'''

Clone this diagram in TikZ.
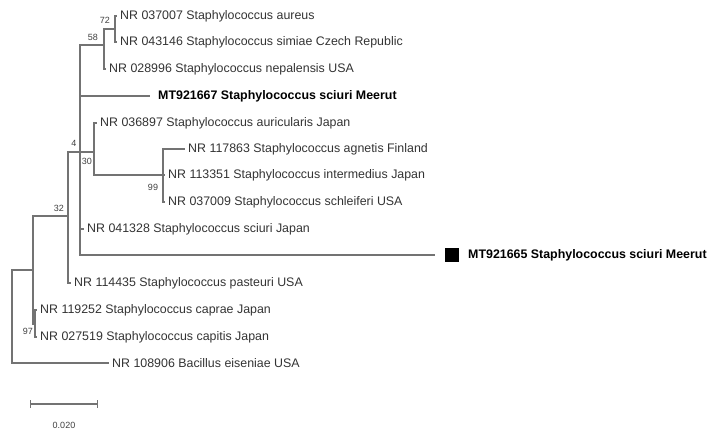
\documentclass[tikz,border=0pt]{standalone}
\usepackage{fontspec}
\setmainfont{Liberation Sans}
\begin{document}
\begin{tikzpicture}[x=1pt,y=-1pt,
  branch/.style={draw=black!55, line width=1.1pt},
  taxon/.style={anchor=west, inner xsep=3pt, inner ysep=0pt, text=black!80, font=\fontsize{12.4}{14}\selectfont},
  query/.style={anchor=west, inner xsep=8pt, inner ysep=0pt, font=\fontsize{12.4}{14}\selectfont\bfseries},
  sqbox/.style={fill=black, minimum size=14pt, inner sep=0pt},
  boot/.style={inner sep=0pt, text=black!75, font=\fontsize{9}{10}\selectfont}]
\useasboundingbox (0,0) rectangle (709,435);

\coordinate (root) at (12,316);
\coordinate (nX) at (33,270);
\coordinate (n97) at (35,324);
\coordinate (n32) at (68,216);
\coordinate (n4) at (80,152);
\coordinate (n58) at (104,45);
\coordinate (n72) at (115,29);
\coordinate (n30) at (94,152);
\coordinate (n99) at (163,175);

\node[taxon] (aur) at (117,16) {NR 037007 Staphylococcus aureus};
\node[taxon] (sim) at (117,42) {NR 043146 Staphylococcus simiae Czech Republic};
\node[taxon] (nep) at (106,69) {NR 028996 Staphylococcus nepalensis USA};
\node[query] (m67) at (150,96) {MT921667 Staphylococcus sciuri Meerut};
\node[taxon] (aurc) at (97,123) {NR 036897 Staphylococcus auricularis Japan};
\node[taxon] (agn) at (185,149) {NR 117863 Staphylococcus agnetis Finland};
\node[taxon] (int) at (165,175) {NR 113351 Staphylococcus intermedius Japan};
\node[taxon] (sch) at (165,202) {NR 037009 Staphylococcus schleiferi USA};
\node[taxon] (sciJ) at (84,229) {NR 041328 Staphylococcus sciuri Japan};
\coordinate (m65end) at (435,255);
\node[sqbox] (sq) at (452,255) {};
\node[query, inner xsep=0pt] (m65) at (468,255) {MT921665 Staphylococcus sciuri Meerut};
\node[taxon] (pas) at (71,283) {NR 114435 Staphylococcus pasteuri USA};
\node[taxon] (cap) at (37,310) {NR 119252 Staphylococcus caprae Japan};
\node[taxon] (capi) at (37,337) {NR 027519 Staphylococcus capitis Japan};
\node[taxon] (bac) at (109,363) {NR 108906 Bacillus eiseniae USA};

\node[boot] (b72) at (105,20) {72};
\node[boot] (b58) at (93,37) {58};
\node[boot] (b4) at (74,143) {4};
\node[boot] (b30) at (87,161) {30};
\node[boot] (b32) at (59,208) {32};
\node[boot] (b99) at (153,187) {99};
\node[boot] (b97) at (28,331) {97};

\draw[branch] (n72) |- (aur.west);
\draw[branch] (n72) |- (sim.west);
\draw[branch] (n58) |- (n72);
\draw[branch] (n58) |- (nep.west);
\draw[branch] (n4) |- (n58);
\draw[branch] (n4) |- (m67.west);
\draw[branch] (n4) |- (n30);
\draw[branch] (n4) |- (sciJ.west);
\draw[branch] (n4) |- (m65end);
\draw[branch] (n30) |- (aurc.west);
\draw[branch] (n30) |- (n99);
\draw[branch] (n99) |- (agn.west);
\draw[branch] (n99) |- (int.west);
\draw[branch] (n99) |- (sch.west);
\draw[branch] (n32) |- (n4);
\draw[branch] (n32) |- (pas.west);
\draw[branch] (nX) |- (n32);
\draw[branch] (nX) |- (n97);
\draw[branch] (n97) |- (cap.west);
\draw[branch] (n97) |- (capi.west);
\draw[branch] (root) |- (nX);
\draw[branch] (root) |- (bac.west);

\coordinate (sb1) at (30,404);
\coordinate (sb2) at (98,404);
\draw[branch, |-|] (sb1) -- (sb2);
\node[boot] (sbl) at (64,425) {0.020};
\end{tikzpicture}
\end{document}
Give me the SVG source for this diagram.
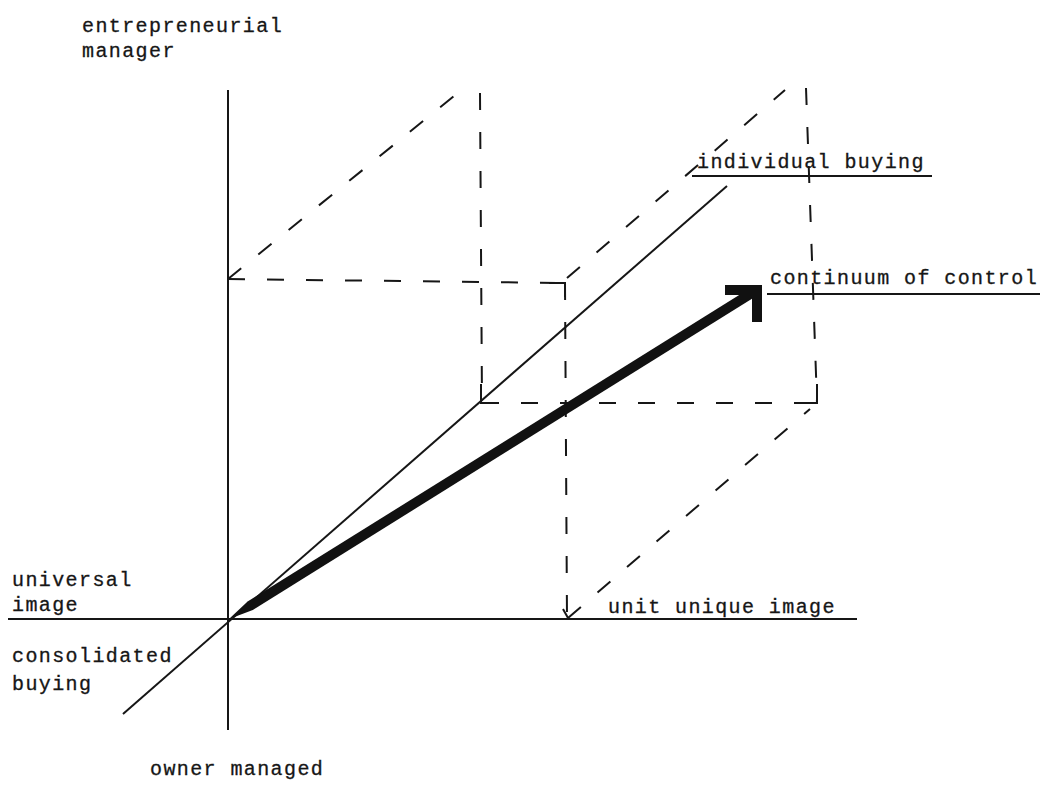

'''

Written task — Which lines contain the word "diagram"? Return each of them.

Output of the task —
Clone this diagram in TikZ.
Give me the SVG source for this diagram.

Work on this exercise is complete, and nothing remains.